L’esito delle elezioni per l’Europarlamento forse riuscirà a determinare cambiamenti decisivi nelle politiche della Unione e in particolare della zona Euro.
Soprattutto da Parigi viene un voto di protesta che fa tremare le fondamenta della costruzione europea, da sempre basata sull’asse franco-tedesco.
“Così non va!”, sembrano dire con forza gli elettori di Francia, Grecia, Spagna e in parte di altri paesi più adattivi, come l’Italia.
La dissennata austerità, esclusivamente finalizzata alla stabilità finanziaria e al rafforzamento dell’Euro, nell’interesse del sistema finanziario e a detrimento di chi deve creare nuova ricchezza, in primo luogo le imprese, ha condotto nel vicolo cieco della stagnazione economica e della disoccupazione di massa. Pensare solo a tagliare la spesa e a tassare imprese e cittadini ha distrutto posti di lavoro e condotto paradossalmente all’aumento del debito pubblico, perché senza sviluppo cala il gettito fiscale e aumentano le spese sociali.

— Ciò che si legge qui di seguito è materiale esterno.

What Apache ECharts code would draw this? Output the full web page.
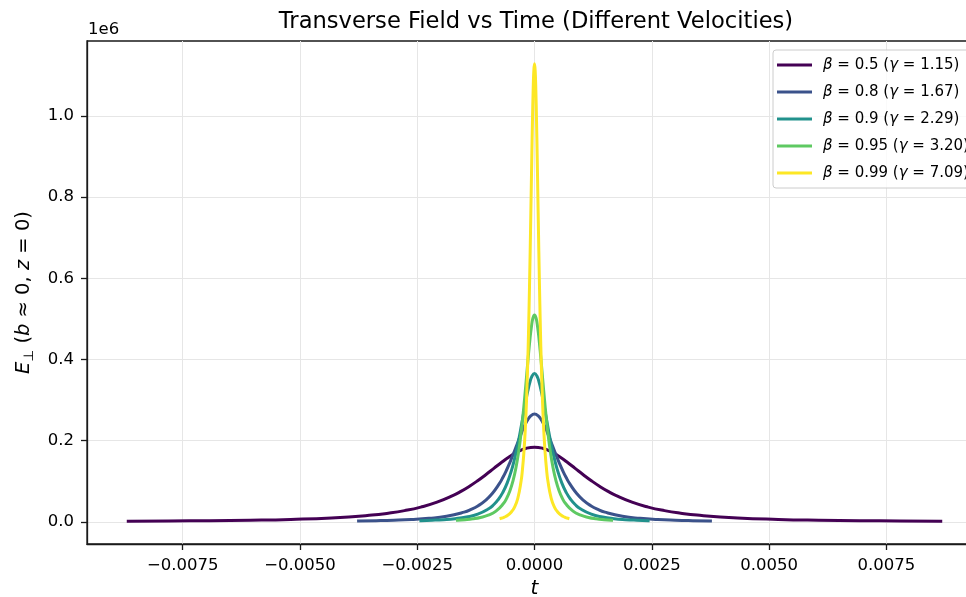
<!DOCTYPE html>
<html>
<head>
<meta charset="utf-8">
<script src="https://cdn.jsdelivr.net/npm/echarts@6/dist/echarts.min.js"></script>
<style>html,body{margin:0;padding:0;background:#fff}#c{width:966px;height:597px}</style>
</head>
<body>
<div id="c"></div>
<script>
// ---- data (E in units of 1e6) ----
const seriesNames = ['β = 0.5 (γ = 1.15)', 'β = 0.8 (γ = 1.67)', 'β = 0.9 (γ = 2.29)', 'β = 0.95 (γ = 3.20)', 'β = 0.99 (γ = 7.09)'];
const seriesColors = ['#440154', '#3b528b', '#21918c', '#5ec962', '#fde725'];

const t05 = [-0.0086603,-0.0077942,-0.0069282,-0.0060622,-0.0051962,-0.0043301,-0.0034641,-0.0031177,-0.0027713,-0.0024249,-0.0020785,-0.0017321,-0.0015588,-0.0013856,-0.0012124,-0.0010392,-0.0008660,-0.0006928,-0.0005196,-0.0003464,-0.0001732,0,0.0001732,0.0003464,0.0005196,0.0006928,0.0008660,0.0010392,0.0012124,0.0013856,0.0015588,0.0017321,0.0020785,0.0024249,0.0027713,0.0031177,0.0034641,0.0043301,0.0051962,0.0060622,0.0069282,0.0077942,0.0086603];
const e05 = [0.00139,0.00188,0.00262,0.00381,0.00581,0.00942,0.01644,0.02105,0.02737,0.03609,0.04823,0.06498,0.07548,0.08751,0.10105,0.11589,0.13152,0.14712,0.16151,0.17330,0.18108,0.1838,0.18108,0.17330,0.16151,0.14712,0.13152,0.11589,0.10105,0.08751,0.07548,0.06498,0.04823,0.03609,0.02737,0.02105,0.01644,0.00942,0.00581,0.00381,0.00262,0.00188,0.00139];

const t08 = [-0.00375,-0.003375,-0.003,-0.002625,-0.00225,-0.001875,-0.0015,-0.00135,-0.0012,-0.00105,-0.0009,-0.00075,-0.000675,-0.0006,-0.000525,-0.00045,-0.000375,-0.0003,-0.000225,-0.00015,-0.000075,0,0.000075,0.00015,0.000225,0.0003,0.000375,0.00045,0.000525,0.0006,0.000675,0.00075,0.0009,0.00105,0.0012,0.00135,0.0015,0.001875,0.00225,0.002625,0.003,0.003375,0.00375];
const e08 = [0.00200,0.00271,0.00379,0.00550,0.00839,0.01359,0.02373,0.03039,0.03950,0.05210,0.06961,0.09380,0.10895,0.12632,0.14586,0.16727,0.18983,0.21235,0.23313,0.25014,0.26137,0.2653,0.26137,0.25014,0.23313,0.21235,0.18983,0.16727,0.14586,0.12632,0.10895,0.09380,0.06961,0.05210,0.03950,0.03039,0.02373,0.01359,0.00839,0.00550,0.00379,0.00271,0.00200];

const t09 = [-0.0024216,-0.0021794,-0.0019373,-0.0016951,-0.0014530,-0.0012108,-0.0009686,-0.0008718,-0.0007749,-0.0006780,-0.0005812,-0.0004843,-0.0004359,-0.0003875,-0.0003390,-0.0002906,-0.0002422,-0.0001937,-0.0001453,-0.0000969,-0.0000484,0,0.0000484,0.0000969,0.0001453,0.0001937,0.0002422,0.0002906,0.0003390,0.0003875,0.0004359,0.0004843,0.0005812,0.0006780,0.0007749,0.0008718,0.0009686,0.0012108,0.0014530,0.0016951,0.0019373,0.0021794,0.0024216];
const e09 = [0.00275,0.00373,0.00521,0.00757,0.01154,0.01871,0.03266,0.04182,0.05436,0.07170,0.09580,0.12908,0.14994,0.17384,0.20073,0.23020,0.26124,0.29224,0.32083,0.34424,0.35969,0.3651,0.35969,0.34424,0.32083,0.29224,0.26124,0.23020,0.20073,0.17384,0.14994,0.12908,0.09580,0.07170,0.05436,0.04182,0.03266,0.01871,0.01154,0.00757,0.00521,0.00373,0.00275];

const t095 = [-0.0016434,-0.0014791,-0.0013147,-0.0011504,-0.0009860,-0.0008217,-0.0006574,-0.0005916,-0.0005259,-0.0004602,-0.0003944,-0.0003287,-0.0002958,-0.0002629,-0.0002301,-0.0001972,-0.0001643,-0.0001315,-0.0000986,-0.0000657,-0.0000329,0,0.0000329,0.0000657,0.0000986,0.0001315,0.0001643,0.0001972,0.0002301,0.0002629,0.0002958,0.0003287,0.0003944,0.0004602,0.0005259,0.0005916,0.0006574,0.0008217,0.0009860,0.0011504,0.0013147,0.0014791,0.0016434];
const e095 = [0.00384,0.00520,0.00727,0.01057,0.01612,0.02612,0.04559,0.05838,0.07589,0.10010,0.13374,0.18021,0.20932,0.24268,0.28023,0.32137,0.36471,0.40798,0.44789,0.48058,0.50215,0.5097,0.50215,0.48058,0.44789,0.40798,0.36471,0.32137,0.28023,0.24268,0.20932,0.18021,0.13374,0.10010,0.07589,0.05838,0.04559,0.02612,0.01612,0.01057,0.00727,0.00520,0.00384];

const t099 = [-0.0007125,-0.0006412,-0.0005700,-0.0004987,-0.0004275,-0.0003562,-0.0002850,-0.0002565,-0.0002280,-0.0001995,-0.0001710,-0.0001425,-0.0001282,-0.0001140,-0.0000997,-0.0000855,-0.0000712,-0.0000570,-0.0000427,-0.0000285,-0.0000142,0,0.0000142,0.0000285,0.0000427,0.0000570,0.0000712,0.0000855,0.0000997,0.0001140,0.0001282,0.0001425,0.0001710,0.0001995,0.0002280,0.0002565,0.0002850,0.0003562,0.0004275,0.0004987,0.0005700,0.0006412,0.0007125];
const e099 = [0.00851,0.01152,0.01610,0.02340,0.03567,0.05781,0.10091,0.12922,0.16798,0.22156,0.29602,0.39888,0.46332,0.53717,0.62028,0.71134,0.80727,0.90305,0.99139,1.06374,1.11148,1.1282,1.11148,1.06374,0.99139,0.90305,0.80727,0.71134,0.62028,0.53717,0.46332,0.39888,0.29602,0.22156,0.16798,0.12922,0.10091,0.05781,0.03567,0.02340,0.01610,0.01152,0.00851];

const xTicks = [-0.0075, -0.005, -0.0025, 0, 0.0025, 0.005, 0.0075];
const yTicks = [0, 0.2, 0.4, 0.6, 0.8, 1.0];

const tSets = [t05, t08, t09, t095, t099];
const eSets = [e05, e08, e09, e095, e099];

const FONT = 'DejaVu Sans';
const chart = echarts.init(document.getElementById('c'), null, {renderer: 'canvas'});

const series = seriesNames.map((name, i) => ({
  name: name,
  type: 'line',
  data: tSets[i].map((t, j) => [t, eSets[i][j]]),
  showSymbol: false,
  symbol: 'none',
  smooth: 0.5,
  sampling: null,
  lineStyle: {width: 3, color: seriesColors[i], cap: 'square', join: 'round'},
  itemStyle: {color: seriesColors[i]},
  z: 2 + i
}));

chart.setOption({
  animation: false,
  backgroundColor: '#fff',
  textStyle: {fontFamily: FONT},
  grid: {left: 87, width: 895, top: 41, height: 503, outerBoundsMode: 'none', containLabel: false,
    show: true, borderColor: '#1a1a1a', borderWidth: 1.3, backgroundColor: 'transparent'},
  graphic: [
    {type: 'text', x: 536, y: 11, style: {text: 'Transverse Field vs Time (Different Velocities)', font: '22.6px "DejaVu Sans"', fill: '#000', textAlign: 'center', textVerticalAlign: 'top'}},
    {type: 'text', x: 88, y: 21, style: {text: '1e6', font: '16.5px "DejaVu Sans"', fill: '#000', textAlign: 'left', textVerticalAlign: 'top'}}
  ],
  legend: {
    left: 773, top: 50, orient: 'vertical',
    icon: 'rect', itemWidth: 35, itemHeight: 3, itemGap: 9,
    padding: [6, 8, 6, 4],
    backgroundColor: 'rgba(255,255,255,0.8)', borderColor: '#cccccc', borderWidth: 1, borderRadius: 3,
    formatter: n => n.replace('β', '{i|β}').replace('γ', '{i|γ}'),
    textStyle: {fontFamily: FONT, fontSize: 15, color: '#000', lineHeight: 18, padding: [0, 0, 0, 6],
      rich: {i: {fontFamily: FONT, fontStyle: 'italic', fontSize: 15, color: '#000', lineHeight: 18}}}
  },
  xAxis: {
    type: 'value', min: -0.00954, max: 0.00954,
    name: 't', nameLocation: 'middle', nameGap: 33,
    nameTextStyle: {fontFamily: FONT, fontStyle: 'italic', fontSize: 20, color: '#000'},
    axisLine: {show: true, onZero: false, lineStyle: {color: '#1a1a1a', width: 1.3}},
    axisTick: {show: true, length: 6, customValues: xTicks, lineStyle: {color: '#1a1a1a', width: 1.3}},
    axisLabel: {customValues: xTicks, margin: 13, fontFamily: FONT, fontSize: 16.5, color: '#000',
      formatter: v => (v < 0 ? '\u2212' : '') + Math.abs(v).toFixed(4)},
    splitLine: {show: true, lineStyle: {color: '#e6e6e6', width: 1}}
  },
  yAxis: {
    type: 'value', min: -0.0548, max: 1.1845,
    name: '{i|E}{s|⊥} ({i|b} ≈ 0, {i|z} = 0)', nameLocation: 'middle', nameGap: 47, nameRotate: 90,
    nameTextStyle: {fontFamily: FONT, fontSize: 19.5, color: '#000', lineHeight: 26,
      rich: {
        i: {fontFamily: FONT, fontStyle: 'italic', fontSize: 19.5, color: '#000', lineHeight: 26},
        s: {fontFamily: FONT, fontSize: 13.5, color: '#000', lineHeight: 14, verticalAlign: 'bottom'}
      }},
    axisLine: {show: true, onZero: false, lineStyle: {color: '#1a1a1a', width: 1.3}},
    axisTick: {show: true, length: 6, customValues: yTicks, lineStyle: {color: '#1a1a1a', width: 1.3}},
    axisLabel: {customValues: yTicks, margin: 13, fontFamily: FONT, fontSize: 16.5, color: '#000',
      formatter: v => v.toFixed(1)},
    splitLine: {show: true, lineStyle: {color: '#e6e6e6', width: 1}}
  },
  series: series
});
</script>
</body>
</html>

Per girare attorno ai problemi, senza risolverli, negli ultimi anni in Italia ne abbiamo sentite di tutti i colori: dall’austerità “espansiva” che avrebbe dovuto incentivare le imprese ad investire (Monti), al taglio dei salari che avrebbe attirato imprese dall’estero (Fornero), ai tornelli che avrebbero aumentato la produttività dei dipendenti pubblici (Brunetta), ai falò di leggi che avrebbero semplificato la vita amministrativa (Calderoli), alla vendita su e-bay di alcune decine auto blu per raddrizzare il deficit pubblico (Renzi).
L’Eurozona è come un’automobile con freni forti e un motore debole: molto stabile e sicura ma quasi ferma. Questo mentre i concorrenti vanno fortissimo (Cina) o hanno ripreso a correre (Giappone, USA), grazie a politiche opposte a quelle europee.
Se si vuole evitare la fine dell’Euro bisogna cambiare radicalmente rotta. I trattati europei vanno cambiati: la quotazione dell’Euro va pilotata verso il basso, gli assurdi parametri auto costrittivi di Maastricht e del fiscal compact vanno rivisti, la BCE (ch predica continuamente riforme per gli altri) deve essere riformata per assegnarle (come avviene per le altre grandi banche centrali) non solo l’obiettivo della stabilità monetaria ma anche quello della piena occupazione.